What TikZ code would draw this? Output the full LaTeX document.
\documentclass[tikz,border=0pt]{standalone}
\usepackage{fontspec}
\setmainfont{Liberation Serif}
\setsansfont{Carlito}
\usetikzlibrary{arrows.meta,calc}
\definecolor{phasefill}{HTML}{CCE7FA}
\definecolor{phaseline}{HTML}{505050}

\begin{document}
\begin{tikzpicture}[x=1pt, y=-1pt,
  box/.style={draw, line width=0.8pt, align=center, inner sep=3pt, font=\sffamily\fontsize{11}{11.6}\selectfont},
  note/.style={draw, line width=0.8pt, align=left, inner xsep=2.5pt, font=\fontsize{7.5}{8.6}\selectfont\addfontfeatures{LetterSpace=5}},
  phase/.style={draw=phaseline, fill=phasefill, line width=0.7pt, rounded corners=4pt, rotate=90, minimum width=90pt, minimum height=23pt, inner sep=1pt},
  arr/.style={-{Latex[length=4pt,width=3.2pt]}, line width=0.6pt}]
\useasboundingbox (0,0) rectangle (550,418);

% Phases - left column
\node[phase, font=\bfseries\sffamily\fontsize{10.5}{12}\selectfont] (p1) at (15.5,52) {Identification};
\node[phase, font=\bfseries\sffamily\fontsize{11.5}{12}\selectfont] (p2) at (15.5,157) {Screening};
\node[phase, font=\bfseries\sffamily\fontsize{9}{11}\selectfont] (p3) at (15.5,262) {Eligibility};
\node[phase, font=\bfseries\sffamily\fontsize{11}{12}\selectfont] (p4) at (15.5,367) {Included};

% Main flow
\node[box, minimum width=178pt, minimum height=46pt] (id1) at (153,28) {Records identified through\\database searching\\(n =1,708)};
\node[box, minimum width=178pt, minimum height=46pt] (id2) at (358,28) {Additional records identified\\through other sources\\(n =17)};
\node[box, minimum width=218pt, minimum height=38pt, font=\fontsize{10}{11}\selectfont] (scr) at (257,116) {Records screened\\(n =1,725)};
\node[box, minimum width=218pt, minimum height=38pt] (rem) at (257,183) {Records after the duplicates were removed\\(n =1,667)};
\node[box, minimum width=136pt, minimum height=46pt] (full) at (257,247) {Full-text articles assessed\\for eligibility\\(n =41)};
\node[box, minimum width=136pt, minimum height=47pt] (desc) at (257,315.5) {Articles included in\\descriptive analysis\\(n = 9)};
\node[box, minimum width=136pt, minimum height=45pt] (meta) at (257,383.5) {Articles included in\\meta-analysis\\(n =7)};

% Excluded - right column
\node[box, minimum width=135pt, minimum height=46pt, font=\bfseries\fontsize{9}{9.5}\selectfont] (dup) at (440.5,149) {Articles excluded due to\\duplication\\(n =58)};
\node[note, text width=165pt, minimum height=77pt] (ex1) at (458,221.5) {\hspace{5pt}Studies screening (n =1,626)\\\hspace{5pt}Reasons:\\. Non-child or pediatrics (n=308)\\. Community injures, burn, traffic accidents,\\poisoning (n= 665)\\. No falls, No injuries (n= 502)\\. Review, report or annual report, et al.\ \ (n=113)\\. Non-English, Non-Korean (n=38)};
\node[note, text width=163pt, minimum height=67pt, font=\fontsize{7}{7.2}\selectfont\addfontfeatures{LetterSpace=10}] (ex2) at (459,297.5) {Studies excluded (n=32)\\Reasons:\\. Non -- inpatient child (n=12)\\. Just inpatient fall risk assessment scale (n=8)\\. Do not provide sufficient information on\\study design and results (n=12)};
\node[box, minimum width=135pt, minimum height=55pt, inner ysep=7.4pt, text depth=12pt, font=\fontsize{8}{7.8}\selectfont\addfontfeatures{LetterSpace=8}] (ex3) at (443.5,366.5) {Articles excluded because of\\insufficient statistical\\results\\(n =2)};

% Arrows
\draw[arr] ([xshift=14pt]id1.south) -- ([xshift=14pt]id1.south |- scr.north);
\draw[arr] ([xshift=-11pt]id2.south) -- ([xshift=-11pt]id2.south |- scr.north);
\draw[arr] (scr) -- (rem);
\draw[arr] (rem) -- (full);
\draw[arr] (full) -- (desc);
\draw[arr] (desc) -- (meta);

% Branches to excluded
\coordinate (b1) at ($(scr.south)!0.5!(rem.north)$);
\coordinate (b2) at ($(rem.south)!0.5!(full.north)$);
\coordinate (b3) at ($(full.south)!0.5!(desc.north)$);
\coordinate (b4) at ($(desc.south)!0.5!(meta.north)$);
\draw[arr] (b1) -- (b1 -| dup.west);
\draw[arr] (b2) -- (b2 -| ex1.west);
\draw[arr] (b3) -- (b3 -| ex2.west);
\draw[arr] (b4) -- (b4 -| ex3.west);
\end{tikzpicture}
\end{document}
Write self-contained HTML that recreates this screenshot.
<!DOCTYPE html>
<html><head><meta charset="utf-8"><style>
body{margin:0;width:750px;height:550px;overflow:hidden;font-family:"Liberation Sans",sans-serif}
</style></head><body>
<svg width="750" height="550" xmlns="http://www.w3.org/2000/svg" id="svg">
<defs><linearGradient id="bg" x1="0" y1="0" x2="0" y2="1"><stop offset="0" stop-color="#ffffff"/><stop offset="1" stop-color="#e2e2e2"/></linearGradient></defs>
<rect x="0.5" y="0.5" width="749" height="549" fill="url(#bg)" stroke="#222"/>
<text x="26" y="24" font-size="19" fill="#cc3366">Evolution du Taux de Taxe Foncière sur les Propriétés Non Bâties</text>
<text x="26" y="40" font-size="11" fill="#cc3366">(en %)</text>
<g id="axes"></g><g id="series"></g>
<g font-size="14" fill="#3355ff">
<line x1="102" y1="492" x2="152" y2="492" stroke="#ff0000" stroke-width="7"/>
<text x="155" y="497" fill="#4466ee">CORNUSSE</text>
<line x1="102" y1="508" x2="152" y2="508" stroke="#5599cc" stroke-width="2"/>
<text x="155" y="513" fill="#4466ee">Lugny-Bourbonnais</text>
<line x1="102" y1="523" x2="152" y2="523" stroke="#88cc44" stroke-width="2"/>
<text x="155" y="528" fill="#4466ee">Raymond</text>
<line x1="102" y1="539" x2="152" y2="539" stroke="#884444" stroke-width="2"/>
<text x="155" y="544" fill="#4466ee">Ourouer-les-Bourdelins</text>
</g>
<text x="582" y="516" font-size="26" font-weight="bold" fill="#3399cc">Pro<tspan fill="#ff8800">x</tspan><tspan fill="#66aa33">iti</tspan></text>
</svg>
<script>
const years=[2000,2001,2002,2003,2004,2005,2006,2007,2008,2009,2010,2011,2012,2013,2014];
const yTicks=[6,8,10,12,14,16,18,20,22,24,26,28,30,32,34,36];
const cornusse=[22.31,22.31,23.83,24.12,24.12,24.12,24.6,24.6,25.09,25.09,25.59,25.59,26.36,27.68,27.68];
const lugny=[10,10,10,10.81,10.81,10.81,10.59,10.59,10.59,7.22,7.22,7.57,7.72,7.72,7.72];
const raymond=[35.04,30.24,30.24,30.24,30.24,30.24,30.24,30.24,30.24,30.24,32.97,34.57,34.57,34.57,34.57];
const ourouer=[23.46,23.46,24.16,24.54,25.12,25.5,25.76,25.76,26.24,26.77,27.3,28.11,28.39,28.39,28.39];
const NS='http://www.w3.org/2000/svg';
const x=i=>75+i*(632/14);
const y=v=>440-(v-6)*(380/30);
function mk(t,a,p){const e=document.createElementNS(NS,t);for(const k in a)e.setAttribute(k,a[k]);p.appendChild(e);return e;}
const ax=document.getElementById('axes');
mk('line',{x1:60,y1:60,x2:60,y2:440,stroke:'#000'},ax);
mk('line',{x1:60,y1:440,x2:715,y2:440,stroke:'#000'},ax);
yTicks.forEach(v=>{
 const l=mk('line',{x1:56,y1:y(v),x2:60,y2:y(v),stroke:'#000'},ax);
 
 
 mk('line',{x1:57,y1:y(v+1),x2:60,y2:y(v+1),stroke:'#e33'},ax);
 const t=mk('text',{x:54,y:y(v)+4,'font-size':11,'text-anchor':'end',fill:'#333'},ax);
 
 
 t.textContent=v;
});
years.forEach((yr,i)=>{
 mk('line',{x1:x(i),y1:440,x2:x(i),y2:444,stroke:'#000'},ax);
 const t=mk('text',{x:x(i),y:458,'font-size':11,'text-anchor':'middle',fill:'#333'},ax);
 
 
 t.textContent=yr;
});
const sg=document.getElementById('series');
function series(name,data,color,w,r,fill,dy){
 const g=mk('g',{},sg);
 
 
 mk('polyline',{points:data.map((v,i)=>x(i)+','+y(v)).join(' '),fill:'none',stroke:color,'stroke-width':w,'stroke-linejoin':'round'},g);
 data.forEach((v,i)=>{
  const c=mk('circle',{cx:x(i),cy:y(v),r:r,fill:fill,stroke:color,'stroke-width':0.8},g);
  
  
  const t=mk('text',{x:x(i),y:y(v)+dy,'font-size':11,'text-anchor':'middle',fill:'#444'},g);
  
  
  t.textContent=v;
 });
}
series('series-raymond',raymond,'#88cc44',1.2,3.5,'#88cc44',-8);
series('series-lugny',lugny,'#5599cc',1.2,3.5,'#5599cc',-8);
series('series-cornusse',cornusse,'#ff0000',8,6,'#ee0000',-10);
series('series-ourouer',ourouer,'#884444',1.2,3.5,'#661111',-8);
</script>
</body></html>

------------------------------------------------------------------------

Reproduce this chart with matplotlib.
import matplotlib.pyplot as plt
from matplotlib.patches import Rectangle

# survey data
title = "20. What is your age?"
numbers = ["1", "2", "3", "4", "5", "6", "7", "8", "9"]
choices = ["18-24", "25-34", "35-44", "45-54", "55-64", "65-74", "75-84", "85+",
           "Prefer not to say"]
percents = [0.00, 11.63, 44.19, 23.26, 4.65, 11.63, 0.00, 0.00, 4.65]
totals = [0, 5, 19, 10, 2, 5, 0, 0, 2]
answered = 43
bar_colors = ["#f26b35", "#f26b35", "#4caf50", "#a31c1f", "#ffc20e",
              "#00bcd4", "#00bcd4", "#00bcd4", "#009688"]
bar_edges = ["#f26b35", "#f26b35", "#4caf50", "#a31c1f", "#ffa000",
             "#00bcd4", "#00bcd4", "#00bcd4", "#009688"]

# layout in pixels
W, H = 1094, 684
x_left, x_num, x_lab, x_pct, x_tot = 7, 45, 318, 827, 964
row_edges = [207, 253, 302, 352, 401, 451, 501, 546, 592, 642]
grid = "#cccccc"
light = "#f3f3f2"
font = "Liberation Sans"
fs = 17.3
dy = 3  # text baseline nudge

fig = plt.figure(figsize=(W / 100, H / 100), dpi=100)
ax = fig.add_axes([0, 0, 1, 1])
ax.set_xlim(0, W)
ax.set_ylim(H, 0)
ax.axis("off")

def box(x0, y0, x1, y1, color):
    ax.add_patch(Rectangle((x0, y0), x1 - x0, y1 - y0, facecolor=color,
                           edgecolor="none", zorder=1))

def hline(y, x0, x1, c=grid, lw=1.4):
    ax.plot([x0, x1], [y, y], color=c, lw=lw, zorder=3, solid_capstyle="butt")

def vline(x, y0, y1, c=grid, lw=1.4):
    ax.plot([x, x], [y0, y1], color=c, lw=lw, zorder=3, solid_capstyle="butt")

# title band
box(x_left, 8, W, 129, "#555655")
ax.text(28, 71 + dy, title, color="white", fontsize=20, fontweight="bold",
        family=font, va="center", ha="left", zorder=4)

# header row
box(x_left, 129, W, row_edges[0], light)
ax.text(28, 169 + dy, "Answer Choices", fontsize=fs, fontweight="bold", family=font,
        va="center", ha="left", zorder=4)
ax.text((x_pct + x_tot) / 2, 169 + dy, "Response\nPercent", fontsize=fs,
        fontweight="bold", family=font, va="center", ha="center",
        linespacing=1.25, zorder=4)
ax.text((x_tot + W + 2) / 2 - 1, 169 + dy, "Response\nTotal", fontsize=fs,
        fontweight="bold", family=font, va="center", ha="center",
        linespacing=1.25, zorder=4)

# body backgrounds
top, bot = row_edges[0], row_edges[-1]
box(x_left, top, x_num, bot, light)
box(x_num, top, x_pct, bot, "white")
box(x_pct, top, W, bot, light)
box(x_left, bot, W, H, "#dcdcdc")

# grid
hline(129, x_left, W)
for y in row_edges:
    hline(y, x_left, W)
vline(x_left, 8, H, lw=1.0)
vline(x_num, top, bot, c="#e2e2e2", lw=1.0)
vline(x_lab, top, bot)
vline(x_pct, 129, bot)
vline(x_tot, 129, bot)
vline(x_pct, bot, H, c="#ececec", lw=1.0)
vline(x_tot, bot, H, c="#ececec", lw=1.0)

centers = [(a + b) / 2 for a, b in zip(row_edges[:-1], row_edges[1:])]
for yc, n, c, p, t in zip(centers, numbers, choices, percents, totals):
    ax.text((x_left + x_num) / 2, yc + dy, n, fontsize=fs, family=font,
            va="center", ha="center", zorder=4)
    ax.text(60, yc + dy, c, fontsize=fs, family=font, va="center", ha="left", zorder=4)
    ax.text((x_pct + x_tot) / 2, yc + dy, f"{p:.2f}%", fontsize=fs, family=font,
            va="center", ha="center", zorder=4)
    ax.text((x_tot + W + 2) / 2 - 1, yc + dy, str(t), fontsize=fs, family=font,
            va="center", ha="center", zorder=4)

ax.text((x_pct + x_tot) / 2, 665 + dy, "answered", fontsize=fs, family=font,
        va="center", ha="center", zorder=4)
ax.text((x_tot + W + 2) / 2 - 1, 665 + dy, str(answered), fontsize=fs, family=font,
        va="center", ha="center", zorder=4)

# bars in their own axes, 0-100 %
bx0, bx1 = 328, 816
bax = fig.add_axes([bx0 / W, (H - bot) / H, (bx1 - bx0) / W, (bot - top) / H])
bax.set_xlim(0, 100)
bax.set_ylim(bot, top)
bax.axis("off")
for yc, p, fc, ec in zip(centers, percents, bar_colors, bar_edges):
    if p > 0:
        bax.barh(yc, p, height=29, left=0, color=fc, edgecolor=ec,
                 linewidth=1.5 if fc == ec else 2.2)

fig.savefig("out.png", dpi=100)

------------------------------------------------------------------------

* [Task to carry out]: Check every line in the material above for the string "What", then give only the number of lines that have it.

* [Result of the task]: 2